Tracing back to the impact of colonisation on environmental degradation, and up to today’s capitalist and neoliberal traditions, what a good opportunity to revisit the very notion of ‘nature’ and ‘ environmentalism’ our society’s institutions and orders promote and its frictions with the environmental experiences of many here in the Netherlands to begin with.
Yes, the world’s categorisation in different units of measures (i.e. nation-state, region, country) are fortunately often challenged while the categorising and politicising of its environments and narratives of environmental healing goes unchallenged at times.
Rumour has it professionals embedded in the Humanities are well equipped to approach social problematic more critically and holistically. Becoming an environmental anthropologist and a political ecologist has certainly led me to developing certain sensitivity to my own cultural biases and those of others.

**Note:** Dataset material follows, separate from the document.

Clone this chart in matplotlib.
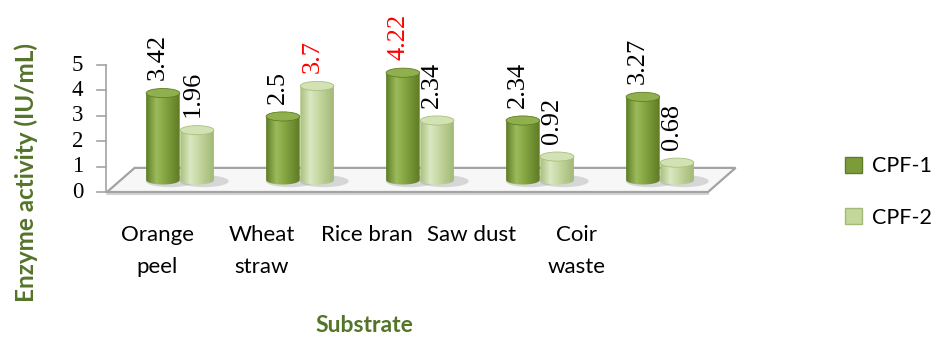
import numpy as np
import matplotlib
matplotlib.use('Agg')
import matplotlib.pyplot as plt
from matplotlib.patches import Polygon, Ellipse, Patch
from matplotlib.colors import to_rgb

substrates = ['Orange\npeel', 'Wheat\nstraw', 'Rice bran', 'Saw dust', 'Coir\nwaste']
cpf1 = [3.42, 2.5, 4.22, 2.34, 3.27]
cpf2 = [1.96, 3.7, 2.34, 0.92, 0.68]
series_names = ['CPF-1', 'CPF-2']
y_ticks = [0, 1, 2, 3, 4, 5]

SANS = 'Lato'
SERIF = 'Liberation Serif'
TITLE_GREEN = '#55742a'

# shading stops across each cylinder: (position, colour)
DARK_STOPS = [(0.0, '#5f7d26'), (0.3, '#9dbb5c'), (0.55, '#86a641'), (1.0, '#5e7b25')]
LIGHT_STOPS = [(0.0, '#a9c07c'), (0.3, '#dbe8c2'), (0.55, '#c6d8a2'), (1.0, '#a2b977')]
DARK_TOP = '#8fb04c'
LIGHT_TOP = '#d3e2b4'

BAR_W = 0.28
ELL_H = 0.36
DEPTH = 0.95          # floor depth in value units
BASE = DEPTH / 2      # bars stand in the middle of the floor


def gradient(stops, n=64):
    pos = [p for p, _ in stops]
    cols = np.array([to_rgb(c) for _, c in stops])
    xs = np.linspace(0, 1, n)
    img = np.stack([np.interp(xs, pos, cols[:, k]) for k in range(3)], axis=-1)
    return img[np.newaxis, :, :]


def cylinder(ax, xc, value, stops, top_color, z):
    y0 = BASE
    y1 = BASE + value
    # soft shadow on the floor
    ax.add_patch(Ellipse((xc + 0.06, y0 - 0.05), BAR_W * 1.45, ELL_H * 1.3,
                         facecolor='#9a9a9a', edgecolor='none', alpha=0.35, zorder=z - 0.5))
    t = np.linspace(np.pi, 2 * np.pi, 50)
    bx = xc + BAR_W / 2 * np.cos(t)
    by = y0 + ELL_H / 2 * np.sin(t)
    verts = list(zip(bx, by)) + [(xc + BAR_W / 2, y1), (xc - BAR_W / 2, y1)]
    body = Polygon(verts, closed=True, facecolor='none', edgecolor='none', zorder=z)
    ax.add_patch(body)
    im = ax.imshow(gradient(stops), extent=(xc - BAR_W / 2, xc + BAR_W / 2, y0 - ELL_H / 2, y1),
                   aspect='auto', interpolation='bilinear', zorder=z)
    im.set_clip_path(body)
    ax.add_patch(Ellipse((xc, y1), BAR_W, ELL_H, facecolor=top_color,
                         edgecolor=stops[0][1], lw=0.6, zorder=z + 0.1))


fig = plt.figure(figsize=(9.36, 3.39), dpi=100)
ax = fig.add_axes([0, 0, 1, 1])
ax.axis('off')

n = len(substrates)
x = np.arange(n)
x_front = -0.608
x_right = n - 1 + 0.4
skew = 0.23

# floor slab
floor = Polygon([(x_front, 0), (x_right, 0), (x_right + skew, DEPTH), (x_front + skew, DEPTH)],
                closed=True, facecolor='#f7f7f7', edgecolor='#a3a3a3', lw=1.6, zorder=1)
ax.add_patch(floor)
ax.plot([x_front, x_right], [-0.09, -0.09], color='#c8c8c8', lw=1.2, zorder=1)

# value axis
ax.plot([x_front - 0.01, x_front - 0.01], [0, y_ticks[-1]], color='#a3a3a3', lw=1.2, zorder=1)
for t in y_ticks:
    ax.plot([x_front - 0.085, x_front - 0.01], [t, t], color='#a3a3a3', lw=1.2, zorder=1)
    ax.text(x_front - 0.2, t, str(t), ha='right', va='center', fontsize=16.5,
            family=SERIF, color='black')

# cylinders and value labels
for i in range(n):
    for k, (vals, stops, top) in enumerate([(cpf1, DARK_STOPS, DARK_TOP),
                                            (cpf2, LIGHT_STOPS, LIGHT_TOP)]):
        xc = x[i] + (k - 0.5) * (BAR_W + 0.005)
        v = vals[i]
        cylinder(ax, xc, v, stops, top, z=3 + i)
        color = 'red' if v == max(vals) else 'black'
        ax.text(xc - 0.04, BASE + v + 0.5, f'{v:g}', rotation=90, ha='center', va='bottom',
                fontsize=19, family=SERIF, color=color, zorder=10)

# category labels sit on the front plane
label_x = -0.19 + x * 0.873
for lx, name in zip(label_x, substrates):
    ax.text(lx, -1.28, name, ha='center', va='top', fontsize=16, family=SANS,
            linespacing=1.8, color='black')

ax.text(-1.283, 0.75, 'Enzyme activity (IU/mL)', rotation=90, ha='center', va='center',
        fontsize=17.5, fontweight='bold', family=SANS, color=TITLE_GREEN)
ax.text(1.54, -5.26, 'Substrate', ha='center', va='center', fontsize=16.5,
        fontweight='bold', family=SANS, color=TITLE_GREEN)

handles = [Patch(facecolor='#7c9c3a', edgecolor='#5f7d26', label=series_names[0]),
           Patch(facecolor='#c3d69b', edgecolor='#a2b977', label=series_names[1])]
fig.legend(handles=handles, loc='center left', bbox_to_anchor=(845 / 936, 1 - 192 / 339),
           frameon=False, handlelength=0.8, handleheight=0.8,
           handletextpad=0.45, labelspacing=1.45, borderpad=0, borderaxespad=0,
           prop={'family': SANS, 'size': 15.5})

ax.set_xlim(-1.5, 6.3)
ax.set_ylim(-5.787, 7.559)

fig.savefig('out.png', dpi=100, facecolor='white')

Biases that are the basis of our society’s institutions, biases that define policies of welfare and environment, biases that have a historical continuity to the particular ontologies developed and promoted during colonialism and imperialism. And so, scholars in the humanities have recently started to investigate, study and research the sociocultural aspects of environmental issues. Things like colonial environmentalism, ecoracism, environmental economics, the politics of environmental knowledge, political ecology and a long etc. These are topics that approach the biases of contemporary environmental narratives and policy from a multidisciplinary perspective. Who would be more lenient and sensitive towards the human aspects of environmental sciences than those who focus on all-things human? Whether at the intersection of politics and environment, history and environment, heritage and environment, economics and environment, or religion and environment, the work of those ready to move beyond reductionist approaches to different environments and environmentalisms is sorely needed in today’s academia more than ever.
These newer approaches not only help decolonise existing curricula in the sciences but to revisit our own unchallenged corners; where the relevance of environmental practices, traditions and policy is either ignored or loosely covered. The social and the environmental can no longer be kept as a dichotomised conception, not even in places sporting more managerial and technocratic environmental paradigms, not even in the neoliberal fallacy of green finance or environmental management.
The socio-environmental binary has been crafted for us as a form of institutionalised nature, a nature that is in its essence selective, biased, and contradictory. This nature simply does not hold. We need new environmental vocabulary, we need new environmental translations and transliterations, we need environmental diversity as a pillar in its conception, even when it becomes formalised. It is time for those in the Humanities to (re) call for a more respectful (re) consideration of (environmental) critique and institutionalised ‘critical thinking’.